• Exercise task:
Locate each line holding the string "draw" and copy it.

--- Dataset excerpt ---

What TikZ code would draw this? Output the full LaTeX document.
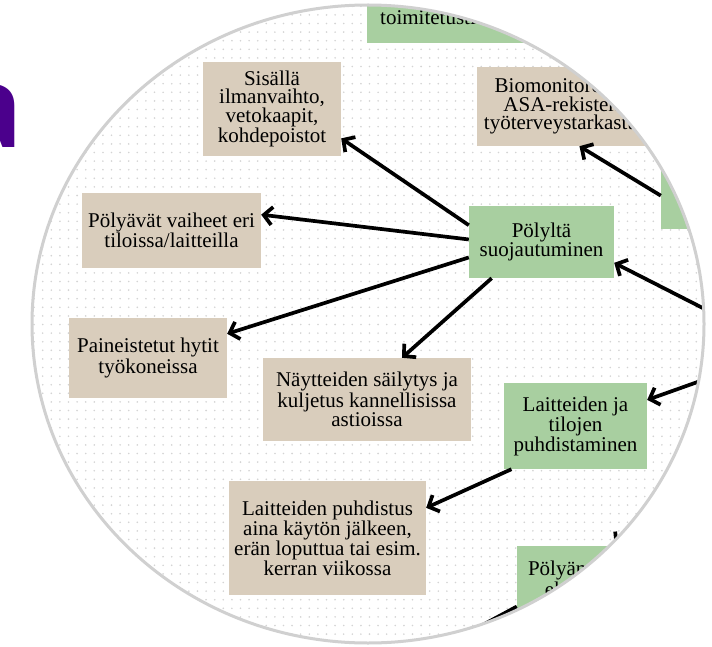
\documentclass[tikz,border=0pt]{standalone}
\usepackage{fontspec}
\setmainfont{Liberation Serif}
\newfontfamily\titlefont{Open Sans}
\usetikzlibrary{arrows.meta}
\definecolor{boxtan}{RGB}{217,205,188}
\definecolor{boxgreen}{RGB}{168,207,160}
\definecolor{titlepurple}{RGB}{75,0,140}
\definecolor{dotgray}{RGB}{212,212,212}
\definecolor{rimgray}{RGB}{208,208,208}

\begin{document}
\begin{tikzpicture}[x=1pt,y=-1pt,
    tanbox/.style={fill=boxtan, inner sep=0pt, align=center, font=\fontsize{21}{17.7}\selectfont},
    greenbox/.style={tanbox, fill=boxgreen},
    link/.style={line width=3.7pt, -{Straight Barb[length=8.5pt,width=18pt]}}]
    % Page
    \useasboundingbox (0,0) rectangle (712,647);
    \fill[white] (0,0) rectangle (712,647);

    % Title letter cut by the page edge
    \node[anchor=base east, inner sep=0pt, text=titlepurple, font=\titlefont\bfseries\fontsize{114}{114}\selectfont] (title) at (24,148) {a};

    % Magnified part of the map
    \begin{scope}
        \clip (368,324) ellipse (336 and 319);
        \foreach \i in {0,...,78}
            \foreach \j in {0,...,74}
                \fill[dotgray] (34.1+8.6*\i, 6.3+8.6*\j) circle (0.9);

        % Boxes
        \node[greenbox, minimum width=233pt, minimum height=93pt] (toim) at (483.5,-3.5) {};
        \node[anchor=base west, inner sep=0pt, font=\fontsize{21}{17.7}\selectfont] (toimtxt) at (380,25) {toimitetusti};
        \node[tanbox, minimum width=138pt, minimum height=94pt] (sis) at (272,109) {Sisällä\\ilmanvaihto,\\vetokaapit,\\kohdepoistot};
        \node[tanbox, minimum width=176pt, minimum height=79pt] (bio) at (565,106.5) {Biomonitorointi,\\ASA-rekisteri,\\työterveystarkastus};
        \node[greenbox, minimum width=99pt, minimum height=99pt] (rgt) at (710.5,179.5) {};
        \node[greenbox, minimum width=145pt, minimum height=72pt] (suoja) at (541.5,242) {Pölyltä\\suojautuminen};
        \node[tanbox, minimum width=179pt, minimum height=75pt] (polyv) at (171.5,230.5) {Pölyävät vaiheet eri\\tiloissa/laitteilla};
        \node[tanbox, minimum width=158pt, minimum height=80pt] (paine) at (148,358) {Paineistetut hytit\\työkoneissa};
        \node[tanbox, minimum width=208pt, minimum height=83pt] (nayt) at (367,399.5) {Näytteiden säilytys ja\\kuljetus kannellisissa\\astioissa};
        \node[greenbox, minimum width=143pt, minimum height=86pt] (puhd) at (575.5,426) {Laitteiden ja\\tilojen\\puhdistaminen};
        \node[tanbox, minimum width=197pt, minimum height=114pt] (lpuh) at (327.5,538) {Laitteiden puhdistus\\aina käytön jälkeen,\\erän loputtua tai esim.\\kerran viikossa};
        \node[greenbox, minimum width=120pt, minimum height=70pt] (ehk) at (577,581) {Pölyämisen\\ehkäisy};

        % Ends outside the lens
        \coordinate (in1) at (740,327);
        \coordinate (in2) at (720,374);
        \coordinate (in3) at (690,459);
        \coordinate (out1) at (440,648);

        % Arrows
        \draw[link] (suoja.167) -- (sis.-23);
        \draw[link] (suoja.178) -- (polyv.10);
        \draw[link] (suoja.192) -- (paine.17);
        \draw[link] (suoja.216) -- (nayt.50);
        \draw[link] (in1) -- (suoja.-16);
        \draw[link] (rgt.198) -- (bio.-70);
        \draw[link] (in2) -- (puhd.20);
        \draw[link] (puhd.214) -- (lpuh.17);
        \draw[link] (in3) -- (ehk.43);
        \draw[link] (ehk.203) -- (out1);
    \end{scope}

    % Lens rim
    \draw[rimgray, line width=3pt] (368,324) ellipse (336 and 319);
\end{tikzpicture}
\end{document}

---

• Solution for this problem:
What TikZ code would draw this? Output the full LaTeX document.
        \draw[link] (suoja.167) -- (sis.-23);
        \draw[link] (suoja.178) -- (polyv.10);
        \draw[link] (suoja.192) -- (paine.17);
        \draw[link] (suoja.216) -- (nayt.50);
        \draw[link] (in1) -- (suoja.-16);
        \draw[link] (rgt.198) -- (bio.-70);
        \draw[link] (in2) -- (puhd.20);
        \draw[link] (puhd.214) -- (lpuh.17);
        \draw[link] (in3) -- (ehk.43);
        \draw[link] (ehk.203) -- (out1);
    \draw[rimgray, line width=3pt] (368,324) ellipse (336 and 319);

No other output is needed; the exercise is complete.